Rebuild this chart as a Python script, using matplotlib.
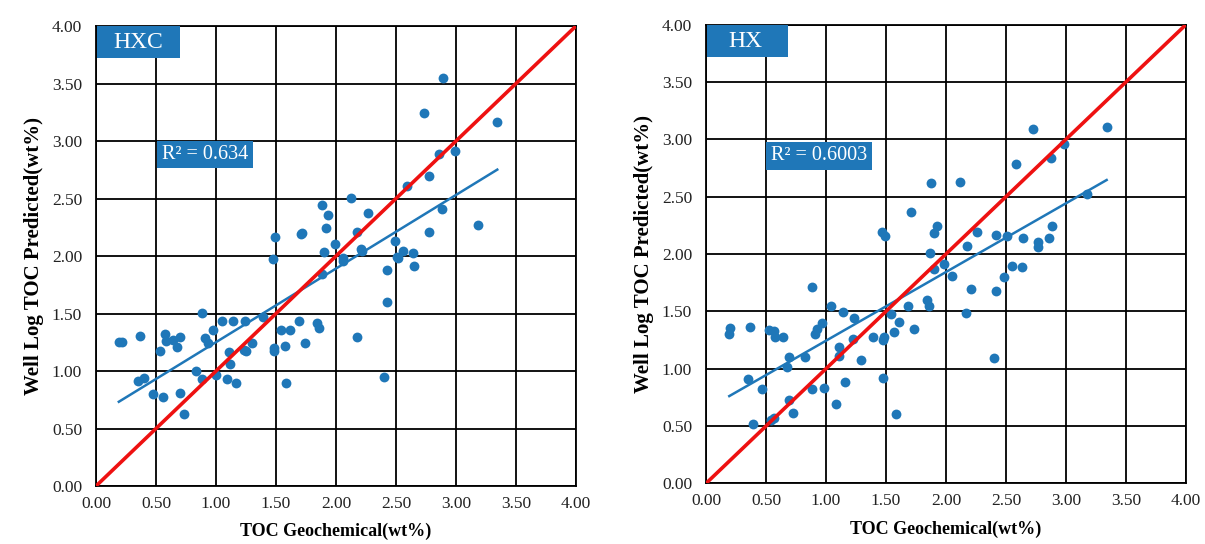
import matplotlib
matplotlib.use("Agg")
import matplotlib.pyplot as plt
from matplotlib.patches import Rectangle
import numpy as np

# ---------------- data ----------------
hxc_x = [0.19, 0.22, 0.37, 0.575, 0.583, 0.639, 0.70, 0.678, 0.533, 0.353, 0.40, 0.472, 0.556,
         0.70, 0.733, 0.833, 0.88, 0.908, 0.93, 0.972, 0.88, 0.997, 1.047, 1.144, 1.242, 1.111,
         1.117, 1.089, 1.164, 1.233, 1.247, 1.297, 1.394, 1.472, 1.483, 1.483, 1.575, 1.542,
         1.617, 1.583, 1.694, 1.742, 1.839, 1.861, 1.90, 1.88, 2.061, 2.214, 2.514, 2.556,
         2.644, 2.653, 2.422, 2.422, 2.403, 2.172, 2.894, 2.733, 3.344, 2.861, 2.992, 2.775,
         2.589, 2.886, 2.122, 1.881, 1.936, 1.914, 2.264, 2.178, 2.772, 3.183, 1.714, 1.992,
         2.208, 2.492, 2.511, 1.492, 1.711, 2.061]
hxc_y = [1.255, 1.255, 1.304, 1.319, 1.264, 1.27, 1.30, 1.211, 1.174, 0.913, 0.942, 0.80, 0.777,
         0.806, 0.626, 1.003, 1.507, 1.284, 1.246, 1.357, 0.928, 0.965, 1.437, 1.437, 1.435, 1.168,
         1.058, 0.930, 0.893, 1.183, 1.177, 1.241, 1.472, 1.971, 1.197, 1.174, 1.217, 1.357,
         1.357, 0.893, 1.435, 1.246, 1.42, 1.371, 2.037, 1.843, 1.959, 2.043, 1.98, 2.043,
         2.023, 1.913, 1.878, 1.597, 0.948, 1.293, 3.545, 3.241, 3.165, 2.884, 2.916, 2.698,
         2.609, 2.409, 2.502, 2.441, 2.354, 2.246, 2.377, 2.209, 2.211, 2.27, 2.197, 2.101,
         2.061, 2.13, 1.988, 2.165, 2.194, 1.98]

hx_x = [0.20, 0.194, 0.367, 0.528, 0.567, 0.575, 0.639, 0.353, 0.464, 0.394, 0.539, 0.565,
        0.694, 0.678, 0.694, 0.728, 0.825, 0.881, 0.881, 0.908, 0.928, 0.969, 0.986, 1.039,
        1.139, 1.236, 1.108, 1.111, 1.158, 1.083, 1.228, 1.289, 1.394, 1.472, 1.486, 1.542,
        1.567, 1.608, 1.686, 1.736, 1.839, 1.861, 1.472, 1.581, 2.206, 2.417, 2.167, 2.397,
        2.728, 3.339, 2.986, 2.875, 2.586, 1.875, 2.117, 1.708, 3.178, 1.928, 1.903, 2.256,
        2.417, 2.506, 2.644, 2.856, 2.886, 2.764, 2.764, 2.175, 1.867, 1.986, 1.903, 2.053,
        2.55, 2.636, 2.486, 1.469, 1.494]
hx_y = [1.357, 1.30, 1.366, 1.337, 1.329, 1.274, 1.274, 0.910, 0.823, 0.518, 0.553, 0.57,
        1.099, 1.012, 0.727, 0.611, 1.105, 1.715, 0.820, 1.30, 1.343, 1.396, 0.835, 1.547,
        1.497, 1.445, 1.192, 1.111, 0.881, 0.692, 1.259, 1.073, 1.279, 1.25, 1.279, 1.477,
        1.323, 1.41, 1.547, 1.346, 1.599, 1.547, 0.916, 0.602, 1.692, 1.677, 1.488, 1.091,
        3.09, 3.11, 2.956, 2.834, 2.785, 2.619, 2.625, 2.369, 2.526, 2.244, 2.18, 2.195,
        2.166, 2.157, 2.142, 2.142, 2.247, 2.102, 2.064, 2.07, 2.011, 1.91, 1.866, 1.808,
        1.898, 1.889, 1.797, 2.189, 2.157]

# linear trend coefficients (slope, intercept) and R² labels
hxc_trend = [0.64, 0.611]
hx_trend = [0.599, 0.645]
panel_names = ["HXC", "HX"]
r2_labels = ["R\u00b2 = 0.634", "R\u00b2 = 0.6003"]
ticks = [0.0, 0.5, 1.0, 1.5, 2.0, 2.5, 3.0, 3.5, 4.0]
tick_labels = ["0.00", "0.50", "1.00", "1.50", "2.00", "2.50", "3.00", "3.50", "4.00"]

# ---------------- style ----------------
BLUE = "#1f77b8"
SERIF = "Liberation Serif"
plt.rcParams["font.family"] = SERIF

fig = plt.figure(figsize=(12.05, 5.44), dpi=100)
ax1 = fig.add_axes([0.0797, 0.1066, 0.3983, 0.8456])
ax2 = fig.add_axes([0.5859, 0.1114, 0.3983, 0.8434])

# label box geometry (data coords): name box (x0, x1, text x), r2 box (x0, x1, y0, y1)
name_boxes = [(0.008, 0.70, 0.354), (0.008, 0.68, 0.33)]
r2_boxes = [(0.51, 1.31, 2.765, 3.0), (0.50, 1.385, 2.735, 2.975)]

panels = [(ax1, hxc_x, hxc_y, hxc_trend, 0), (ax2, hx_x, hx_y, hx_trend, 1)]
for ax, xs, ys, tr, i in panels:
    ax.set_xlim(0, 4)
    ax.set_ylim(0, 4)
    ax.set_xticks(ticks)
    ax.set_yticks(ticks)
    ax.set_xticklabels(tick_labels, fontsize=12.5)
    ax.set_yticklabels(tick_labels, fontsize=12.5)
    ax.tick_params(length=0, colors="#222222")
    ax.tick_params(axis="x", pad=7)
    ax.tick_params(axis="y", pad=10)
    ax.grid(True, color="black", linewidth=1.3)
    ax.set_axisbelow(True)
    for s in ax.spines.values():
        s.set_color("black")
        s.set_linewidth(1.3)
    ax.scatter(xs, ys, s=50, color=BLUE, zorder=3, linewidths=0)
    xx = np.array([min(xs), max(xs)])
    ax.plot(xx, tr[0] * xx + tr[1], color=BLUE, linewidth=1.8, zorder=4)
    ax.plot([0, 4], [0, 4], color="#ee1111", linewidth=2.6, zorder=5)
    ax.set_xlabel("TOC Geochemical(wt%)", fontsize=13, fontweight="bold", labelpad=8)
    ax.set_ylabel("Well Log TOC Predicted(wt%)", fontsize=15, fontweight="bold", labelpad=6)

    nx0, nx1, ntx = name_boxes[i]
    ax.add_patch(Rectangle((nx0, 3.72), nx1 - nx0, 0.28, facecolor=BLUE, edgecolor="none",
                           zorder=6))
    ax.text(ntx, 3.855, panel_names[i], fontsize=17, color="white", va="center", ha="center",
            zorder=7)
    rx0, rx1, ry0, ry1 = r2_boxes[i]
    ax.add_patch(Rectangle((rx0, ry0), rx1 - rx0, ry1 - ry0, facecolor=BLUE, edgecolor="none",
                           zorder=6))
    ax.text(rx0 + 0.04, (ry0 + ry1) / 2, r2_labels[i], fontsize=14.5, color="white",
            va="center", ha="left", zorder=7)

fig.savefig("out.png", dpi=100, facecolor="white")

* [WHAT IS BEING ASKED]: With the pictures left out, transcribe the material exactly.

* [TASK OUTPUT]:
Rebuild this chart as a Python script, using matplotlib.
import matplotlib
matplotlib.use("Agg")
import matplotlib.pyplot as plt
from matplotlib.patches import Rectangle
import numpy as np

# ---------------- data ----------------
hxc_x = [0.19, 0.22, 0.37, 0.575, 0.583, 0.639, 0.70, 0.678, 0.533, 0.353, 0.40, 0.472, 0.556,
         0.70, 0.733, 0.833, 0.88, 0.908, 0.93, 0.972, 0.88, 0.997, 1.047, 1.144, 1.242, 1.111,
         1.117, 1.089, 1.164, 1.233, 1.247, 1.297, 1.394, 1.472, 1.483, 1.483, 1.575, 1.542,
         1.617, 1.583, 1.694, 1.742, 1.839, 1.861, 1.90, 1.88, 2.061, 2.214, 2.514, 2.556,
         2.644, 2.653, 2.422, 2.422, 2.403, 2.172, 2.894, 2.733, 3.344, 2.861, 2.992, 2.775,
         2.589, 2.886, 2.122, 1.881, 1.936, 1.914, 2.264, 2.178, 2.772, 3.183, 1.714, 1.992,
         2.208, 2.492, 2.511, 1.492, 1.711, 2.061]
hxc_y = [1.255, 1.255, 1.304, 1.319, 1.264, 1.27, 1.30, 1.211, 1.174, 0.913, 0.942, 0.80, 0.777,
         0.806, 0.626, 1.003, 1.507, 1.284, 1.246, 1.357, 0.928, 0.965, 1.437, 1.437, 1.435, 1.168,
         1.058, 0.930, 0.893, 1.183, 1.177, 1.241, 1.472, 1.971, 1.197, 1.174, 1.217, 1.357,
         1.357, 0.893, 1.435, 1.246, 1.42, 1.371, 2.037, 1.843, 1.959, 2.043, 1.98, 2.043,
         2.023, 1.913, 1.878, 1.597, 0.948, 1.293, 3.545, 3.241, 3.165, 2.884, 2.916, 2.698,
         2.609, 2.409, 2.502, 2.441, 2.354, 2.246, 2.377, 2.209, 2.211, 2.27, 2.197, 2.101,
         2.061, 2.13, 1.988, 2.165, 2.194, 1.98]

hx_x = [0.20, 0.194, 0.367, 0.528, 0.567, 0.575, 0.639, 0.353, 0.464, 0.394, 0.539, 0.565,
        0.694, 0.678, 0.694, 0.728, 0.825, 0.881, 0.881, 0.908, 0.928, 0.969, 0.986, 1.039,
        1.139, 1.236, 1.108, 1.111, 1.158, 1.083, 1.228, 1.289, 1.394, 1.472, 1.486, 1.542,
        1.567, 1.608, 1.686, 1.736, 1.839, 1.861, 1.472, 1.581, 2.206, 2.417, 2.167, 2.397,
        2.728, 3.339, 2.986, 2.875, 2.586, 1.875, 2.117, 1.708, 3.178, 1.928, 1.903, 2.256,
        2.417, 2.506, 2.644, 2.856, 2.886, 2.764, 2.764, 2.175, 1.867, 1.986, 1.903, 2.053,
        2.55, 2.636, 2.486, 1.469, 1.494]
hx_y = [1.357, 1.30, 1.366, 1.337, 1.329, 1.274, 1.274, 0.910, 0.823, 0.518, 0.553, 0.57,
        1.099, 1.012, 0.727, 0.611, 1.105, 1.715, 0.820, 1.30, 1.343, 1.396, 0.835, 1.547,
        1.497, 1.445, 1.192, 1.111, 0.881, 0.692, 1.259, 1.073, 1.279, 1.25, 1.279, 1.477,
        1.323, 1.41, 1.547, 1.346, 1.599, 1.547, 0.916, 0.602, 1.692, 1.677, 1.488, 1.091,
        3.09, 3.11, 2.956, 2.834, 2.785, 2.619, 2.625, 2.369, 2.526, 2.244, 2.18, 2.195,
        2.166, 2.157, 2.142, 2.142, 2.247, 2.102, 2.064, 2.07, 2.011, 1.91, 1.866, 1.808,
        1.898, 1.889, 1.797, 2.189, 2.157]

# linear trend coefficients (slope, intercept) and R² labels
hxc_trend = [0.64, 0.611]
hx_trend = [0.599, 0.645]
panel_names = ["HXC", "HX"]
r2_labels = ["R\u00b2 = 0.634", "R\u00b2 = 0.6003"]
ticks = [0.0, 0.5, 1.0, 1.5, 2.0, 2.5, 3.0, 3.5, 4.0]
tick_labels = ["0.00", "0.50", "1.00", "1.50", "2.00", "2.50", "3.00", "3.50", "4.00"]

# ---------------- style ----------------
BLUE = "#1f77b8"
SERIF = "Liberation Serif"
plt.rcParams["font.family"] = SERIF

fig = plt.figure(figsize=(12.05, 5.44), dpi=100)
ax1 = fig.add_axes([0.0797, 0.1066, 0.3983, 0.8456])
ax2 = fig.add_axes([0.5859, 0.1114, 0.3983, 0.8434])

# label box geometry (data coords): name box (x0, x1, text x), r2 box (x0, x1, y0, y1)
name_boxes = [(0.008, 0.70, 0.354), (0.008, 0.68, 0.33)]
r2_boxes = [(0.51, 1.31, 2.765, 3.0), (0.50, 1.385, 2.735, 2.975)]

panels = [(ax1, hxc_x, hxc_y, hxc_trend, 0), (ax2, hx_x, hx_y, hx_trend, 1)]
for ax, xs, ys, tr, i in panels:
    ax.set_xlim(0, 4)
    ax.set_ylim(0, 4)
    ax.set_xticks(ticks)
    ax.set_yticks(ticks)
    ax.set_xticklabels(tick_labels, fontsize=12.5)
    ax.set_yticklabels(tick_labels, fontsize=12.5)
    ax.tick_params(length=0, colors="#222222")
    ax.tick_params(axis="x", pad=7)
    ax.tick_params(axis="y", pad=10)
    ax.grid(True, color="black", linewidth=1.3)
    ax.set_axisbelow(True)
    for s in ax.spines.values():
        s.set_color("black")
        s.set_linewidth(1.3)
    ax.scatter(xs, ys, s=50, color=BLUE, zorder=3, linewidths=0)
    xx = np.array([min(xs), max(xs)])
    ax.plot(xx, tr[0] * xx + tr[1], color=BLUE, linewidth=1.8, zorder=4)
    ax.plot([0, 4], [0, 4], color="#ee1111", linewidth=2.6, zorder=5)
    ax.set_xlabel("TOC Geochemical(wt%)", fontsize=13, fontweight="bold", labelpad=8)
    ax.set_ylabel("Well Log TOC Predicted(wt%)", fontsize=15, fontweight="bold", labelpad=6)

    nx0, nx1, ntx = name_boxes[i]
    ax.add_patch(Rectangle((nx0, 3.72), nx1 - nx0, 0.28, facecolor=BLUE, edgecolor="none",
                           zorder=6))
    ax.text(ntx, 3.855, panel_names[i], fontsize=17, color="white", va="center", ha="center",
            zorder=7)
    rx0, rx1, ry0, ry1 = r2_boxes[i]
    ax.add_patch(Rectangle((rx0, ry0), rx1 - rx0, ry1 - ry0, facecolor=BLUE, edgecolor="none",
                           zorder=6))
    ax.text(rx0 + 0.04, (ry0 + ry1) / 2, r2_labels[i], fontsize=14.5, color="white",
            va="center", ha="left", zorder=7)

fig.savefig("out.png", dpi=100, facecolor="white")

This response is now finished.